Das mag heute schwer vorstellbar sein, diese Gier einmal die Zugspitze zu sehen und zu glauben, weil man ja zurück fuhr in die DDR: "Merk´s dir, merk´s dir, du siehst es nie wieder." Oder das Gefühl von dem, der sich extra einen dicken Mercedes leiht, um die Ostverwandten damit zu besuchen und zu beeindrucken. Vielleicht fahren ja auch heute noch manche in die armen, fernen Länder, weil ihnen det hebt. Vom Gefühl nur der Beschenkte zu sein, nicht gleichwertig, weiß Jutta Voigt zu erzählen, und es war kein gutes Gefühl. Und sie schreibt auf, wie diese Einbahnstraßen sich im Nichts verloren, als die Mauer fiel. "Das Ende der Besuchszeit war das Ende einer Amour fou", das war, ist gewesen. Wer wollte heute noch den Westen wie verrückt lieben? Vor dem Hintergrund historischer und politischer Wirklichkeit, sieht die Autorin ein Rollenspiel und kommt so der Wahrheit ziemlich nahe. Während die öffentlich behaupteten Gewissheiten über die DDR mit jedem Jahr strikter und falscher zugleich werden, während die wirklichen Biografien der DDR-Bürger immer stärker in den Schatten einer Stasineurose geraten, und wenn einst das "Neue Deutschland" die DDR erklärte, machen es jetzt wahlweise Guido Knoop oder Hubertus Knabe.

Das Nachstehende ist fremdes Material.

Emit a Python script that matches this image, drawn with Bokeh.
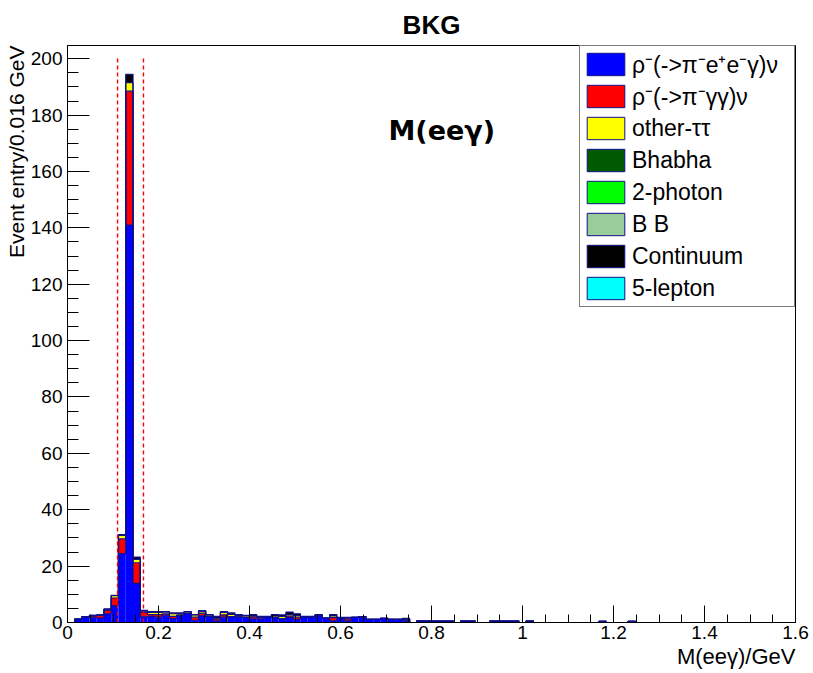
from bokeh.plotting import figure
from bokeh.models import (Range1d, FixedTicker, CustomJSTickFormatter, Label,
                          Legend, LegendItem, Title)
from bokeh.embed import file_html
from bokeh.resources import INLINE

# ---------------- data ----------------
x_min, x_max, bin_width = 0.0, 1.6, 0.016
n_bins = 100

# rho-(->pi- e+ e- gamma) nu
rho_eeg = [
    0.0, 1.2, 2.1, 1.9, 1.6, 3.1, 6.0, 24.4, 141.0, 13.9,
    2.0, 2.2, 1.9, 2.6, 1.4, 2.6, 3.2, 0.8, 2.4, 2.2,
    0.6, 1.9, 2.1, 2.0, 1.8, 1.3, 1.3, 2.0, 1.8, 1.3,
    1.8, 1.1, 2.0, 2.0, 2.4, 1.5, 0.6, 1.7, 0.6, 1.8,
    2.0, 1.1, 1.1, 1.5, 1.1, 1.1, 0.6, 0.0, 0.6, 0.6,
    0.5, 0.5, 0.5, 0.0, 0.5, 0.5, 0.0, 0.0, 0.5, 0.5,
    0.5, 0.5, 0.0, 0.5, 0.0, 0.0, 0.0, 0.0, 0.0, 0.0,
    0.0, 0.0, 0.0, 0.4, 0.0, 0.0, 0.0, 0.4, 0.0, 0.0,
    0.0, 0.0, 0.0, 0.0, 0.0, 0.0, 0.0, 0.0, 0.0, 0.0,
    0.0, 0.0, 0.0, 0.0, 0.0, 0.0, 0.0, 0.0, 0.0, 0.0,
]
# rho-(->pi- gamma gamma) nu
rho_gg = [
    0.0, 0.0, 0.0, 0.4, 0.9, 1.2, 2.7, 5.3, 47.5, 7.3,
    1.6, 0.6, 0.9, 0.5, 0.8, 0.0, 0.0, 1.1, 0.9, 0.0,
    0.7, 0.8, 0.0, 0.0, 0.0, 0.7, 0.6, 0.0, 0.0, 0.0,
    0.5, 0.8, 0.0, 0.0, 0.0, 0.0, 1.1, 0.0, 0.7, 0.0,
    0.0, 0.0, 0.0, 0.0, 0.0, 0.0, 0.0, 0.0, 0.0, 0.0,
    0.0, 0.0, 0.0, 0.0, 0.0, 0.0, 0.0, 0.0, 0.0, 0.0,
    0.0, 0.0, 0.0, 0.0, 0.0, 0.0, 0.0, 0.0, 0.0, 0.0,
    0.0, 0.0, 0.0, 0.0, 0.0, 0.0, 0.0, 0.0, 0.0, 0.0,
    0.0, 0.0, 0.0, 0.0, 0.0, 0.0, 0.0, 0.0, 0.0, 0.0,
    0.0, 0.0, 0.0, 0.0, 0.0, 0.0, 0.0, 0.0, 0.0, 0.0,
]
# other tau tau
other_tautau = [
    0.0, 0.0, 0.0, 0.2, 0.2, 0.4, 0.8, 1.2, 3.0, 1.2,
    0.4, 0.8, 0.8, 0.6, 0.9, 0.6, 0.5, 0.8, 0.6, 0.5,
    0.3, 0.9, 0.8, 0.5, 0.5, 0.3, 0.0, 0.0, 0.5, 0.9,
    0.5, 0.6, 0.0, 0.0, 0.2, 0.0, 0.6, 0.0, 0.3, 0.0,
    0.0, 0.0, 0.0, 0.0, 0.0, 0.0, 0.5, 0.0, 0.0, 0.0,
    0.0, 0.0, 0.0, 0.0, 0.0, 0.0, 0.0, 0.0, 0.0, 0.0,
    0.0, 0.0, 0.0, 0.0, 0.0, 0.0, 0.0, 0.0, 0.0, 0.0,
    0.0, 0.0, 0.0, 0.0, 0.0, 0.0, 0.0, 0.0, 0.0, 0.0,
    0.0, 0.0, 0.0, 0.0, 0.0, 0.0, 0.0, 0.0, 0.0, 0.0,
    0.0, 0.0, 0.0, 0.0, 0.0, 0.0, 0.0, 0.0, 0.0, 0.0,
]
# Bhabha, 2-photon, BB, 5-lepton: no entries in this plot
bhabha = []
two_photon = []
bbbar = []
five_lepton = []
# continuum
continuum = [
    0.0, 0.0, 0.0, 0.0, 0.0, 0.1, 0.1, 0.3, 3.0, 0.8,
    0.3, 0.3, 0.3, 0.2, 0.3, 0.2, 0.2, 0.1, 0.3, 0.1,
    0.6, 0.3, 0.5, 0.3, 0.2, 0.5, 0.3, 0.2, 0.5, 0.5,
    0.9, 0.6, 0.2, 0.2, 0.2, 0.15, 0.5, 0.1, 0.2, 0.0,
    0.1, 0.0, 0.0, 0.0, 0.0, 0.0, 0.4, 0.0, 0.0, 0.0,
    0.0, 0.0, 0.0, 0.0, 0.0, 0.0, 0.0, 0.0, 0.0, 0.0,
    0.0, 0.0, 0.0, 0.0, 0.0, 0.0, 0.0, 0.0, 0.0, 0.0,
    0.0, 0.0, 0.0, 0.0, 0.0, 0.0, 0.0, 0.0, 0.0, 0.0,
    0.0, 0.0, 0.0, 0.0, 0.0, 0.0, 0.0, 0.0, 0.0, 0.0,
    0.0, 0.0, 0.0, 0.0, 0.0, 0.0, 0.0, 0.0, 0.0, 0.0,
]

legend_labels = ["\u03c1\u207b(->\u03c0\u207be\u207ae\u207b\u03b3)\u03bd",
                 "\u03c1\u207b(->\u03c0\u207b\u03b3\u03b3)\u03bd",
                 "other-\u03c4\u03c4", "Bhabha", "2-photon", "B B",
                 "Continuum", "5-lepton"]
legend_colors = ["#0000ff", "#ff0000", "#ffff00", "#005a00", "#00ff00",
                 "#99cc99", "#000000", "#00ffff"]
series = [rho_eeg, rho_gg, other_tautau, bhabha, two_photon, bbbar,
          continuum, five_lepton]

cut_lines = [0.11, 0.167]
cut_top = 200.5
x_ticks = [0, 0.2, 0.4, 0.6, 0.8, 1.0, 1.2, 1.4, 1.6]
y_ticks = [0, 20, 40, 60, 80, 100, 120, 140, 160, 180, 200]
y_max = 204.7

# ---------------- figure ----------------
W, H = 813, 673
FL, FR, FT, FB = 67, 795, 45, 622   # frame edges in pixels
FONT = "Liberation Sans"

p = figure(width=W, height=H, output_backend="svg", toolbar_location=None,
           x_range=Range1d(x_min, x_max), y_range=Range1d(0, y_max),
           min_border_left=FL, min_border_right=W - FR,
           min_border_top=FT, min_border_bottom=H - FB)
p.background_fill_color = "white"
p.border_fill_color = "white"
p.outline_line_color = "black"
p.outline_line_width = 1
p.xgrid.visible = False
p.ygrid.visible = False

p.title.text = "BKG"
p.title.align = "center"
p.title.text_font = FONT
p.title.text_font_size = "26px"
p.title.text_font_style = "bold"
p.title.text_color = "black"
p.title.standoff = 12

for ax in (p.xaxis[0], p.yaxis[0]):
    ax.axis_line_color = "black"
    ax.major_tick_line_color = "black"
    ax.minor_tick_line_color = "black"
    ax.major_tick_out = 0
    ax.minor_tick_out = 0
    ax.major_label_text_font = FONT
    ax.major_label_text_font_size = "19px"
    ax.major_label_text_color = "black"

xa = p.xaxis[0]
xa.ticker = FixedTicker(ticks=x_ticks, minor_ticks=[i * 0.05 for i in range(33)])
xa.formatter = CustomJSTickFormatter(code="return String(Math.round(tick*10)/10);")
xa.major_tick_in = 17
xa.minor_tick_in = 8
xa.major_label_standoff = 3

ya = p.yaxis[0]
ya.ticker = FixedTicker(ticks=y_ticks, minor_ticks=list(range(0, 205, 5)))
ya.major_tick_in = 22
ya.minor_tick_in = 11
ya.major_label_standoff = 5

# axis titles as side titles (aligned to the frame end, like ROOT)
p.add_layout(Title(text="M(ee\u03b3)/GeV", align="right", text_font=FONT,
                   text_font_size="22px", text_font_style="normal",
                   text_color="black", standoff=0, offset=0), "below")
p.add_layout(Title(text="Event entry/0.016 GeV", align="right", text_font=FONT,
                   text_font_size="21px", text_font_style="normal",
                   text_color="black", standoff=0, offset=0), "left")

# ---------------- stacked histogram ----------------
edges = [x_min + i * bin_width for i in range(n_bins + 1)]
left = edges[:-1]
right = edges[1:]
bottom = [0.0] * n_bins
cum_tops = []
for vals, color in zip(series, legend_colors):
    if not vals:
        continue
    top = [b + v for b, v in zip(bottom, vals)]
    idx = [i for i in range(n_bins) if vals[i] > 0]
    p.quad(left=[left[i] for i in idx], right=[right[i] for i in idx],
           bottom=[bottom[i] for i in idx], top=[top[i] for i in idx],
           fill_color=color, line_color=None)
    cum_tops.append(top)
    bottom = top

OUTLINE = "#10108a"
for top in cum_tops:
    p.step(x=edges, y=top + [top[-1]], mode="after", line_color=OUTLINE,
           line_width=1.2)

# cut lines
p.segment(x0=cut_lines, x1=cut_lines, y0=[0, 0], y1=[cut_top, cut_top],
          line_color="#ff0000", line_width=1.4, line_dash="4 3")

# ---------------- legend ----------------
# legend swatches: one off-range quad per sample (clipped away by the frame)
items = []
for lab, col in zip(legend_labels, legend_colors):
    r = p.quad(left=[-1.0], right=[-0.9], bottom=[-10.0], top=[-9.0],
               fill_color=col, line_color=OUTLINE, line_width=1)
    items.append(LegendItem(label=lab, renderers=[r]))
legend = Legend(items=items, location="top_right", margin=0, padding=2,
                spacing=0, glyph_width=47, glyph_height=28, label_height=32,
                label_width=160, label_standoff=3, label_text_font=FONT,
                label_text_font_size="23px", label_text_baseline="middle",
                label_text_color="black",
                border_line_color="black", border_line_width=1,
                background_fill_color="white", background_fill_alpha=1.0)
p.add_layout(legend, "center")

# ---------------- in-frame text ----------------
def dx(px):
    return x_min + (px - FL) / (FR - FL) * (x_max - x_min)


def dy(py):
    return (FB - py) / (FB - FT) * y_max


p.add_layout(Label(x=dx(388), y=dy(130), text="M(ee\u03b3)",
                   text_font="DejaVu Sans", text_color="black",
                   text_font_style="bold", text_font_size="27px",
                   text_align="left", text_baseline="middle"))

open("out.html", "w").write(file_html(p, INLINE))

Sie kramt in ihrem Gedächtnis, in Akten, redet mit den Leuten, die Autorin, und fand damals den Westen in Polen, wann immer es ging: "ich kann es nicht fassen, dass das ein sozialistisches Land sein soll", schreibt sie und freut sich über polnische Plakate, Filme, ja sogar über die routinierte Hingabe, mit der der Katholizismus absolviert wird. Sie findet die Frau aus der DDR, die dem Westmann in ein Kaff bei Bonn folgt und nach acht Wochen wieder zurück geht, und auch den Westmann, der Bürger der DDR wird und dann, nach genau den zwei Jahren, die er hier verbringen wollte, wieder nach Leverkusen zurück fährt. Sie hört die Namen der Enricos und Vanessas, wissend, das in ihnen der Wunsch nach den fernen Ländern atmet, so wie heute, in Ost und West, die Dianas und Kevins die fernen Traumfiguren widerspiegeln. Sie hat das Auge und das Ohr, ihrem Kopf entgehen die Zitate nicht: "Den einen droht, sich zu Tode zu amüsieren, den andren, sich zu Tode zu langweilen (Peter Bender über die Deutschen in West und Ost).
Manchmal gelingt es der Voigt Geschichten zu erzählen, die muss sie erfunden haben. Wie die von dem befreiten Käfighuhn, dass sein Besitzer als ein Gleichnis auf die Karriere von Angela Merkel begreift: Kaum hatte er das Tier aus dem Käfig befreit, schon dominierte es seine frei laufenden Hühner. Zum Brüllen komisch und vielleicht doch wahr. Und dann wieder erzählt sie tieftraurige, wahre Geschichten darüber, wie Freundschaften in die Brüche gehen, über das Ostige und Westige, wie man sich nach dem Fall der Mauer noch weniger begreift als zuvor. "Wir sind am selben Bahnhof eingestiegen und fahren auf verschiedenen Gleisen zur Endstation Sehnsucht", überlegt sie laut und lässt den Zug Geschichte fahren, ahnend: Man müsste den Fahrplan schon selber machen, um dort anzukommen wo man hin will.